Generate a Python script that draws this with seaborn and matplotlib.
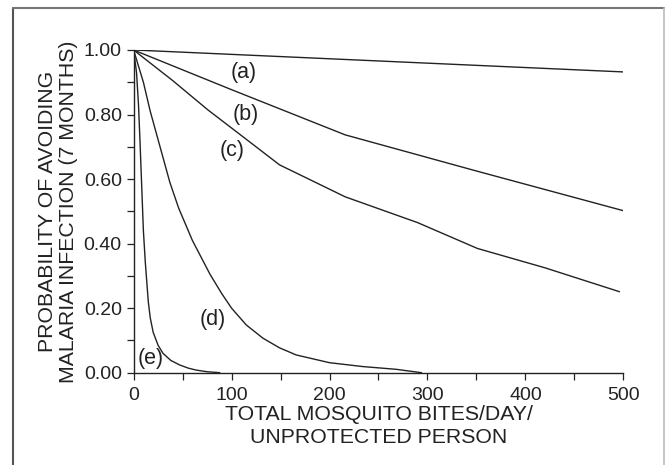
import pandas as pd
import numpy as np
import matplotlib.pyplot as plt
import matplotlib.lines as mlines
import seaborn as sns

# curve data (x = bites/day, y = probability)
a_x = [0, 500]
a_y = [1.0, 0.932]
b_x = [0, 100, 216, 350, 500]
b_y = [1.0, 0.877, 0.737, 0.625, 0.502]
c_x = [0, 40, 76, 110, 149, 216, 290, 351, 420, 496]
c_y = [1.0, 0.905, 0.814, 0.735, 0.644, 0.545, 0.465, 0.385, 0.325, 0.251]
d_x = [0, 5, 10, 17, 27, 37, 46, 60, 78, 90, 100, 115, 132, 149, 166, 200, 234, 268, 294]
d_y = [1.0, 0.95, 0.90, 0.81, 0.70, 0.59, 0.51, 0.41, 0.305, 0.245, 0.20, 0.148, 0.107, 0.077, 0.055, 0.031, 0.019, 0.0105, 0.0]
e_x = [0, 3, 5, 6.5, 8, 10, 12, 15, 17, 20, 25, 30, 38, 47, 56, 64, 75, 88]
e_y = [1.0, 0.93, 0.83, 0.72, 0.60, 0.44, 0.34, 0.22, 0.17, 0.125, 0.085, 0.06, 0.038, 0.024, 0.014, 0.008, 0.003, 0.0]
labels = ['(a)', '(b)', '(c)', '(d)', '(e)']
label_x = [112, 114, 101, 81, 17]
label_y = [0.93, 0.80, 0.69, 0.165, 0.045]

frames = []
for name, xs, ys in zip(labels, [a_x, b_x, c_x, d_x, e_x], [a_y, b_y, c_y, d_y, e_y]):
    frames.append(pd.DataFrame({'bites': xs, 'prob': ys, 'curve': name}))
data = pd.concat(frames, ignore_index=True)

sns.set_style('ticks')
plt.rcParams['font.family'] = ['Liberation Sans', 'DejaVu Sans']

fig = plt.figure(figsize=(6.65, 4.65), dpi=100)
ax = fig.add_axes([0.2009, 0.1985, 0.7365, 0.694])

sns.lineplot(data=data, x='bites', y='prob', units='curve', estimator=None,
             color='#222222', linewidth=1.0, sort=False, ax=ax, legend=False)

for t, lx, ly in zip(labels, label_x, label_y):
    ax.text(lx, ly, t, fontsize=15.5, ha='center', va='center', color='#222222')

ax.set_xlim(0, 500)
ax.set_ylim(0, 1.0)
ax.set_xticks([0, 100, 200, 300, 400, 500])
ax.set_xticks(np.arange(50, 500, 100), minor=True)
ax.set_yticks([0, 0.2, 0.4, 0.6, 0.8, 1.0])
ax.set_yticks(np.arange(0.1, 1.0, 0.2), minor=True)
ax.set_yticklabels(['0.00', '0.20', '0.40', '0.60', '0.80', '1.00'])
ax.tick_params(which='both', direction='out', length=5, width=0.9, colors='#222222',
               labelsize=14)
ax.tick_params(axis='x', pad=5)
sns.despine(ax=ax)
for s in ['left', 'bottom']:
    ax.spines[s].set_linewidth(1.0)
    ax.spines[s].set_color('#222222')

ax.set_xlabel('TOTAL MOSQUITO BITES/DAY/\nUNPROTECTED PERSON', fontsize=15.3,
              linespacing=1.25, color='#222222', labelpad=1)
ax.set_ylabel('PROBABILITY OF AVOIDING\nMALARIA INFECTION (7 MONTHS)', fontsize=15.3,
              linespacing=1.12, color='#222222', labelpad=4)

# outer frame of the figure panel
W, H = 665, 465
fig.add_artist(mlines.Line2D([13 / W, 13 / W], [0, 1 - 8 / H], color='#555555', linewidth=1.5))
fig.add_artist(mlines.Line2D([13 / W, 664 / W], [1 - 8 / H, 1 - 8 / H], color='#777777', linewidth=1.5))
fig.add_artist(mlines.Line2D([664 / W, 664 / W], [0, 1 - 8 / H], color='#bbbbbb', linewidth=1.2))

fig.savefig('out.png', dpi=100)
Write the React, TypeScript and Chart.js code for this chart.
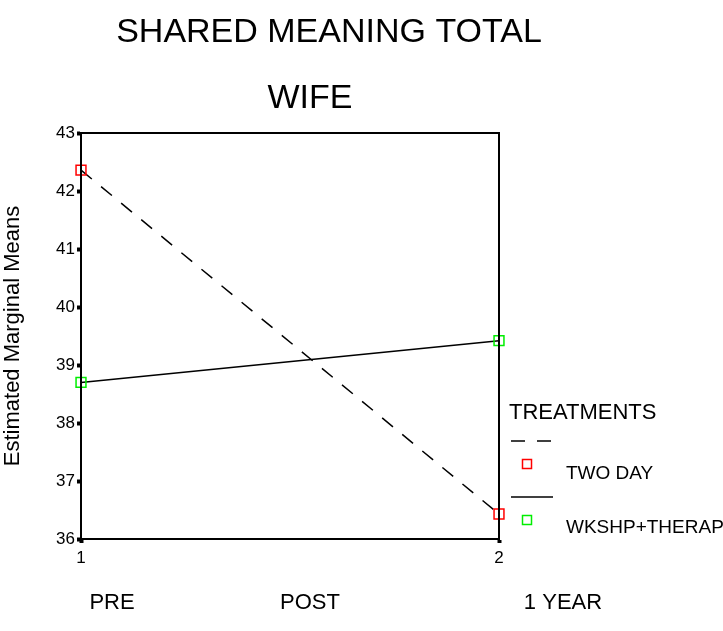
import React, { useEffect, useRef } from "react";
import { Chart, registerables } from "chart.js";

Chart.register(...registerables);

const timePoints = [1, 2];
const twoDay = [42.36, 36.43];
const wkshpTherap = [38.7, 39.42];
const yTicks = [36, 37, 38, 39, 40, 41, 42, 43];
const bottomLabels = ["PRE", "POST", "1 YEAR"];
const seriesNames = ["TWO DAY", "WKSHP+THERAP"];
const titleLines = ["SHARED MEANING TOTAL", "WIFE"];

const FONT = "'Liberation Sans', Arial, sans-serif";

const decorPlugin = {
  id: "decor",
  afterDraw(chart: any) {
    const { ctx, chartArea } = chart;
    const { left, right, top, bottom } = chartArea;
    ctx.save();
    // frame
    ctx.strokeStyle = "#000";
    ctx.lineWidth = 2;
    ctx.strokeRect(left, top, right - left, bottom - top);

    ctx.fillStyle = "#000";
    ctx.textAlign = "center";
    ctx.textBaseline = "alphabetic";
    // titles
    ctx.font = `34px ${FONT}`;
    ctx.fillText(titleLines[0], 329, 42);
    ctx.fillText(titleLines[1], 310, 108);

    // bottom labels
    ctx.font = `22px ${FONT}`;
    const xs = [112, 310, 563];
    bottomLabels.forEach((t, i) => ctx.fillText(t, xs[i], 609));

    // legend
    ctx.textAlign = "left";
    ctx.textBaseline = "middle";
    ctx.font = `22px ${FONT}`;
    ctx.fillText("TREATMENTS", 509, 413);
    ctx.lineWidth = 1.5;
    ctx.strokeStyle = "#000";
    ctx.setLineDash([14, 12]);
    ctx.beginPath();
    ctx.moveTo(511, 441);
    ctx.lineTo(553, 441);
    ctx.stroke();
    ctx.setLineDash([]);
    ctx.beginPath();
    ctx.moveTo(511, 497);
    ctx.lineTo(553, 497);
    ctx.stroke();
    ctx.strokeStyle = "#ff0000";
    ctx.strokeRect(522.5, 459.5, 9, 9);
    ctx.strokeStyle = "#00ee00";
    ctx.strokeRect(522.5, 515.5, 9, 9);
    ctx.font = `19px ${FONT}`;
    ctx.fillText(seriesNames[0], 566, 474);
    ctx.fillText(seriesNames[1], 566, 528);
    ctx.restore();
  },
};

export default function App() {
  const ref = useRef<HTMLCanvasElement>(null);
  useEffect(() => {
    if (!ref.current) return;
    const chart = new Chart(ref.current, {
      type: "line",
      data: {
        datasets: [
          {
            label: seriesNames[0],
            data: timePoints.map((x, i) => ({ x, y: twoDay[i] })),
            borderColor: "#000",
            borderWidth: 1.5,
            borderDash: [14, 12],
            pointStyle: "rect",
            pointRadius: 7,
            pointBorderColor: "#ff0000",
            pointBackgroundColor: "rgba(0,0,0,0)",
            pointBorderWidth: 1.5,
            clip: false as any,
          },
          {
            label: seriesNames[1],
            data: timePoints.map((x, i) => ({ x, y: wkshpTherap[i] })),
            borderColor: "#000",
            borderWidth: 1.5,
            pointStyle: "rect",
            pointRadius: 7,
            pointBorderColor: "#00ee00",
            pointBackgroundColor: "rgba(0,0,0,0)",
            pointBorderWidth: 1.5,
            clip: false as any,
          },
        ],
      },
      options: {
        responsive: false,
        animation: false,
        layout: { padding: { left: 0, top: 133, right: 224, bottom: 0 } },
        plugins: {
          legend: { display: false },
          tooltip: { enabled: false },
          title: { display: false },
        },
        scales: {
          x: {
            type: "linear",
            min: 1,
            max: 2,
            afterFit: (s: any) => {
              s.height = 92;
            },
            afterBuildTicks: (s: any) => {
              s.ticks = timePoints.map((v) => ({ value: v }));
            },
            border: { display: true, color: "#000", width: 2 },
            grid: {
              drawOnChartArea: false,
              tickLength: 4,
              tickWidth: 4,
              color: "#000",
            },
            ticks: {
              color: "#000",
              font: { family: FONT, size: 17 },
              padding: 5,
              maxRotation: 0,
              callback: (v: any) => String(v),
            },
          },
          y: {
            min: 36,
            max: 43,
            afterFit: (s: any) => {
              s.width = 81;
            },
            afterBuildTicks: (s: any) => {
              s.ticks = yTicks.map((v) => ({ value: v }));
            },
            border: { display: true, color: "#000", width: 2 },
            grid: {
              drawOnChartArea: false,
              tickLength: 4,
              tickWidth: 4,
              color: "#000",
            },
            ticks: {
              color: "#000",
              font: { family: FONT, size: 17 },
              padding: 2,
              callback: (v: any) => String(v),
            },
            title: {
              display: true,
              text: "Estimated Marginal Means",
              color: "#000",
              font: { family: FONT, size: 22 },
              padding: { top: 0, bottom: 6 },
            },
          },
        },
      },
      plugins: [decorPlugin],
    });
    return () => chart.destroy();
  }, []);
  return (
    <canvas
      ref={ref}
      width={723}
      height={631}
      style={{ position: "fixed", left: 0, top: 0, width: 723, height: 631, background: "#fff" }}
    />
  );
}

● Work to complete:
Quote only what lies between the first line of the records and the line containing "data = pd.concat(frames, ignore_index=True)", please, including both lines and excluding images.

● Written solution:
Generate a Python script that draws this with seaborn and matplotlib.
import pandas as pd
import numpy as np
import matplotlib.pyplot as plt
import matplotlib.lines as mlines
import seaborn as sns

# curve data (x = bites/day, y = probability)
a_x = [0, 500]
a_y = [1.0, 0.932]
b_x = [0, 100, 216, 350, 500]
b_y = [1.0, 0.877, 0.737, 0.625, 0.502]
c_x = [0, 40, 76, 110, 149, 216, 290, 351, 420, 496]
c_y = [1.0, 0.905, 0.814, 0.735, 0.644, 0.545, 0.465, 0.385, 0.325, 0.251]
d_x = [0, 5, 10, 17, 27, 37, 46, 60, 78, 90, 100, 115, 132, 149, 166, 200, 234, 268, 294]
d_y = [1.0, 0.95, 0.90, 0.81, 0.70, 0.59, 0.51, 0.41, 0.305, 0.245, 0.20, 0.148, 0.107, 0.077, 0.055, 0.031, 0.019, 0.0105, 0.0]
e_x = [0, 3, 5, 6.5, 8, 10, 12, 15, 17, 20, 25, 30, 38, 47, 56, 64, 75, 88]
e_y = [1.0, 0.93, 0.83, 0.72, 0.60, 0.44, 0.34, 0.22, 0.17, 0.125, 0.085, 0.06, 0.038, 0.024, 0.014, 0.008, 0.003, 0.0]
labels = ['(a)', '(b)', '(c)', '(d)', '(e)']
label_x = [112, 114, 101, 81, 17]
label_y = [0.93, 0.80, 0.69, 0.165, 0.045]

frames = []
for name, xs, ys in zip(labels, [a_x, b_x, c_x, d_x, e_x], [a_y, b_y, c_y, d_y, e_y]):
    frames.append(pd.DataFrame({'bites': xs, 'prob': ys, 'curve': name}))
data = pd.concat(frames, ignore_index=True)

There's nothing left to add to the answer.